Dropout – Random “Turning Off” of Neurons¶
Dropout is an elegant technique that randomly deactivates part of neurons during training. It’s like randomly closing your eyes or plugging your ears while learning – you force the brain to rely on various combinations of inputs.
How Dropout Works¶
During forward pass, we randomly set selected neurons to zero with probability p (typically 0.2-0.5). The remaining neurons are multiplied by factor 1/(1-p) to preserve overall signal strength.
import torch
import torch.nn as nn
class SimpleNet(nn.Module):
def __init__(self, input_size, hidden_size, output_size, dropout_rate=0.3):
super().__init__()
self.fc1 = nn.Linear(input_size, hidden_size)
self.fc2 = nn.Linear(hidden_size, hidden_size)
self.fc3 = nn.Linear(hidden_size, output_size)
self.dropout = nn.Dropout(dropout_rate)
self.relu = nn.ReLU()
def forward(self, x):
x = self.relu(self.fc1(x))
x = self.dropout(x) # Dropout after activation
x = self.relu(self.fc2(x))
x = self.dropout(x)
x = self.fc3(x)
return x
# Usage
model = SimpleNet(784, 256, 10, dropout_rate=0.4)
model.train() # Important: dropout only works in train mode
It’s crucial to remember that we only use dropout during training. During inference, we call model.eval(), which deactivates dropout.
L1 and L2 Regularization – Penalizing Large Weights¶
L1 and L2 regularization add penalties to the loss function for model weight magnitude. The principle is simple: large weights often lead to overfitting, so we “penalize” them.
L2 Regularization (Weight Decay)¶
L2 regularization adds the term λ∑w² to the loss function, where λ is the regularization coefficient. It penalizes large weights quadratically but doesn’t drive them completely to zero.

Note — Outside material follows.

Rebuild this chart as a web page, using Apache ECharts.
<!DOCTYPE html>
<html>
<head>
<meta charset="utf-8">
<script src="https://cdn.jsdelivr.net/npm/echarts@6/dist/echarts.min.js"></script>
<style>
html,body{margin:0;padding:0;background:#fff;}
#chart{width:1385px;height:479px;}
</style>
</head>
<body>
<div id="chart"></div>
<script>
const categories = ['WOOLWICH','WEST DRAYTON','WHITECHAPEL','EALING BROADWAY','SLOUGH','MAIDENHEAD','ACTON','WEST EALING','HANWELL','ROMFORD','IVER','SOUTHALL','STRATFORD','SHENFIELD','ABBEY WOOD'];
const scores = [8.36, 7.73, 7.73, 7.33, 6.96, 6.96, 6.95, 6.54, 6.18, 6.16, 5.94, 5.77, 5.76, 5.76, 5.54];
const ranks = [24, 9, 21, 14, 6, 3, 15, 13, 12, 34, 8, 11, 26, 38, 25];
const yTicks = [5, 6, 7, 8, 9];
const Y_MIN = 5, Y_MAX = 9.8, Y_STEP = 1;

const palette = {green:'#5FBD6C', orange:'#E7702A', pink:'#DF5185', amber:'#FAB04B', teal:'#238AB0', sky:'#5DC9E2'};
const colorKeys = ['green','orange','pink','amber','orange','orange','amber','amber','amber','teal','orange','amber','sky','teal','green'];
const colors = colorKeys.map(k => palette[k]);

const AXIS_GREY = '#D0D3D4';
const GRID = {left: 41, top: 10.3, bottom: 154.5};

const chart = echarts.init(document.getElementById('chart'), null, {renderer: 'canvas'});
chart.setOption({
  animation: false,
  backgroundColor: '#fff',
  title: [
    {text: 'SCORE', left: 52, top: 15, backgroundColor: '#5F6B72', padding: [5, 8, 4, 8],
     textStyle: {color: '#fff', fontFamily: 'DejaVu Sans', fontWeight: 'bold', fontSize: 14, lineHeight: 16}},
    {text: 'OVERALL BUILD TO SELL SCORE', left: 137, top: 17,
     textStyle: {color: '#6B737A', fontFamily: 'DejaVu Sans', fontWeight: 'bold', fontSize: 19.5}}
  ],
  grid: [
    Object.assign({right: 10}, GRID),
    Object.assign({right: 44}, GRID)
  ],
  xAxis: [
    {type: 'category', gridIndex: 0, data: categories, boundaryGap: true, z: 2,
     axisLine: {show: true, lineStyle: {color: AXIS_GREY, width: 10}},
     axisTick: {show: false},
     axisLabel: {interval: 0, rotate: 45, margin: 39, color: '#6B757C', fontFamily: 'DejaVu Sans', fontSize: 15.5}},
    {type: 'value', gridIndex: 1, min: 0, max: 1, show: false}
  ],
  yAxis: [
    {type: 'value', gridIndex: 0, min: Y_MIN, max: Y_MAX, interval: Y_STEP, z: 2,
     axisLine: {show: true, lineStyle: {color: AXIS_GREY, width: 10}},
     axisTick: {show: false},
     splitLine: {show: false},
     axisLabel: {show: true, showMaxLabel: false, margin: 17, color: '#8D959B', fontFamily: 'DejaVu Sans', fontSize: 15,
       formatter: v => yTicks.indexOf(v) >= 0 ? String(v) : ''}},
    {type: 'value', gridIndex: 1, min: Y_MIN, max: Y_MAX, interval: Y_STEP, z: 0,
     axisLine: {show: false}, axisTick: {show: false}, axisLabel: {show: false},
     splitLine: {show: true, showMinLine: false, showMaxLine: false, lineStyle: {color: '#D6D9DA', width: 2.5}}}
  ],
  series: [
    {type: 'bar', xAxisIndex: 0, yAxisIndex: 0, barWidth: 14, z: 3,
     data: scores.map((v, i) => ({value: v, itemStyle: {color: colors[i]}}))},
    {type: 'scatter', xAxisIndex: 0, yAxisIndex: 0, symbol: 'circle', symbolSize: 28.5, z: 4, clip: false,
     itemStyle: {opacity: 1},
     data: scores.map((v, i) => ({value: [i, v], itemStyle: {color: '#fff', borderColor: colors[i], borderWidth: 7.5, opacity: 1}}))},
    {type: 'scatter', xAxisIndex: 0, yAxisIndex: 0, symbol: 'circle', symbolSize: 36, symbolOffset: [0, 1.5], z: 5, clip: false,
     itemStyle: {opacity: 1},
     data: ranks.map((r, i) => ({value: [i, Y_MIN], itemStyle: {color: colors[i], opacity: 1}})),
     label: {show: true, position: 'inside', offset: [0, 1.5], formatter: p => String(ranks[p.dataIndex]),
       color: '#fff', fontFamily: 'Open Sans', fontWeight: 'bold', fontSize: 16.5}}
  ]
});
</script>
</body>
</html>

import torch.optim as optim
# L2 regularization through weight_decay in optimizer
optimizer = optim.Adam(model.parameters(), lr=0.001, weight_decay=1e-4)
# Or manually in loss function
def l2_regularization(model, lambda_reg=1e-4):
l2_reg = 0
for param in model.parameters():
l2_reg += torch.norm(param, p=2) ** 2
return lambda_reg * l2_reg
# Usage in training
criterion = nn.CrossEntropyLoss()
output = model(inputs)
loss = criterion(output, targets) + l2_regularization(model)
L1 Regularization – Creating Sparse Models¶
L1 regularization uses λ∑|w| and has an interesting property – it can zero out less important weights, creating sparse models.
def l1_regularization(model, lambda_reg=1e-4):
l1_reg = 0
for param in model.parameters():
l1_reg += torch.norm(param, p=1)
return lambda_reg * l1_reg
# Combined L1 + L2 regularization (Elastic Net)
def elastic_net_regularization(model, l1_lambda=1e-4, l2_lambda=1e-4):
l1_reg = sum(torch.norm(p, p=1) for p in model.parameters())
l2_reg = sum(torch.norm(p, p=2) ** 2 for p in model.parameters())
return l1_lambda * l1_reg + l2_lambda * l2_reg
Practical Tips for Using Regularization¶
Hyperparameter Tuning¶
Regularization strength must be carefully tuned. Too weak won’t help, too strong will “suffocate” the model and prevent learning.
- Dropout rate: Start with 0.2-0.3 for hidden layers, 0.1-0.2 for input layer
- Weight decay: Typically 1e-4 to 1e-6, depends on dataset size
- L1 regularization: Usually weaker than L2, start with 1e-5
Combining Techniques¶
class RegularizedNet(nn.Module):
def __init__(self, input_size, hidden_sizes, output_size, dropout_rates):
super().__init__()
self.layers = nn.ModuleList()
self.dropouts = nn.ModuleList()
# Input layer
prev_size = input_size
for i, (hidden_size, dropout_rate) in enumerate(zip(hidden_sizes, dropout_rates)):
self.layers.append(nn.Linear(prev_size, hidden_size))
self.dropouts.append(nn.Dropout(dropout_rate))
prev_size = hidden_size
# Output layer (no dropout)
self.output_layer = nn.Linear(prev_size, output_size)
self.relu = nn.ReLU()
def forward(self, x):
for layer, dropout in zip(self.layers, self.dropouts):
x = self.relu(layer(x))
x = dropout(x)
return self.output_layer(x)
# Model with gradually decreasing dropout
model = RegularizedNet(
input_size=784,
hidden_sizes=[512, 256, 128],
output_size=10,
dropout_rates=[0.2, 0.3, 0.4] # Higher dropout in deeper layers
)
# Optimizer with weight decay
optimizer = optim.Adam(model.parameters(), lr=0.001, weight_decay=1e-4)
Monitoring Effectiveness¶
Monitor the difference between training and validation loss. Regularization works when this difference decreases without significantly worsening validation loss.
# Monitoring during training
train_losses = []
val_losses = []
for epoch in range(num_epochs):
# Training
model.train()
train_loss = 0
for batch in train_loader:
# ... standard training cycle
pass
# Validation
model.eval()
val_loss = 0
with torch.no_grad():
for batch in val_loader:
# ... validation without gradients
pass
train_losses.append(train_loss)
val_losses.append(val_loss)
print(f"Epoch {epoch}: Train Loss: {train_loss:.4f}, Val Loss: {val_loss:.4f}")
Summary¶
Regularization is essential for training robust models. Dropout randomly deactivates neurons and forces the model to learn redundant representations. L1/L2 regularization penalize large weights and promote simpler models. The key to success is proper hyperparameter tuning and combining techniques. Remember: a slightly underfit model that generalizes is better than a perfectly overfit model that fails in practice.